Document Analyst's Report
Jul 2024
Like all Gaul (if we remember our Latin), July was divided into three parts. Having finished the documents of the individual defendants in June, I skimmed through the trial transcript for July 1946, checking the introduction of prosecution and defense documents that were submitted in the intervals between the defense attorneys’ final pleas for their clients (which I had already analyzed); these documents were already in the system but I added many transcript citations and some new information provided when the documents were entered. Second, I reviewed the box-and-folder list for files that were apparent duplicates or that held documents that did not get covered during the previous stages of the work, mainly because they were out of proper place in the collection, like stray sheep. The apparent duplicates were confirmed as real duplicates and needed no further work, while the stray documents were valuable. Third, I began work on the documents of the last major section of the trial, the defense cases of the (alleged) criminal organizations, beginning with the list of relevant files and the long report of the IMT commission tasked with reviewing potential evidence for the organizations’ defense cases.
Filling a gap: After the defendants’ final pleas, I added the closing arguments by the American and British prosecutors against the defendants. We don’t have English-language versions of the French and Soviet prosecution closing arguments, but one of the stray documents was an English-language text of the French opening argument (in a box far removed from the French set), and that fits in the sequence reasonably well. One good element in the French argument is a review of the criminal organizations, which points to the material that will follow.

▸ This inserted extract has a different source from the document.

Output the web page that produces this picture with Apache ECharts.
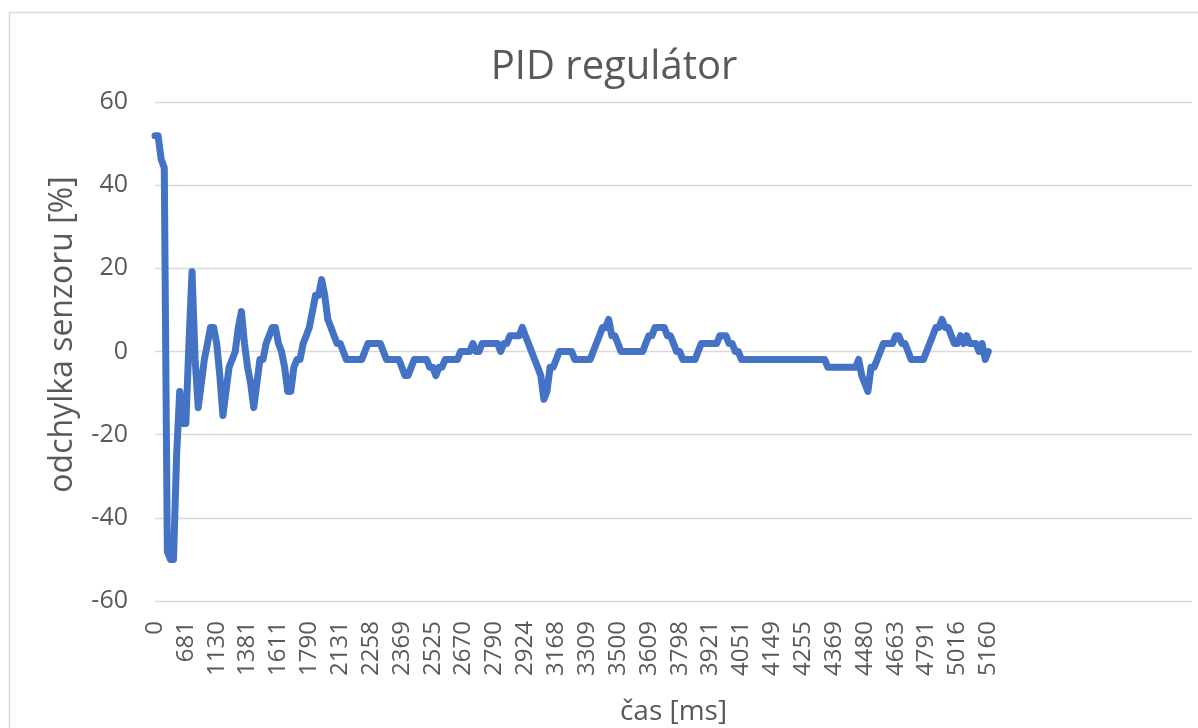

Closing a circle: Twenty years ago, in the project’s first phase, I found that the boxes for the first NMT trials we worked on did not have all the files they were supposed to have, and also held files that did not belong there (e.g., documents from the Tokyo trials, and HLS faculty papers), so I did a very quick review of all the ca. 690 boxes in the collection (plus the Tokyo set) to sort out what was where. When I got to box 461, in addition to set of miscellaneous files I found a handful of photostat documents and photographs; I put them in a folder, labeled it “Misc.,” and back in the box. This time I was able to make sense of them as documents that lacked the usual mimeo texts but were real IMT prosecution exhibits. Some were essentially bureaucratic, establishing that one defendant (Funk) was linked to the forced labor program. The photographs were more striking, featuring Ernst Kaltenbrunner, the head of the SS police forces. Kaltenbrunner’s defense was that he had been an intelligence officer while Himmler kept control of “executive” operations, but the photographs showed Kaltenbrunner at Himmler’s side inspecting a concentration camp, an extremely executive operation.
The final stray document that I added was a photograph of the defendants in their box in the courtroom in 1946.
A round number: We now have just over 6000 analyzed documents for the IMT in the database.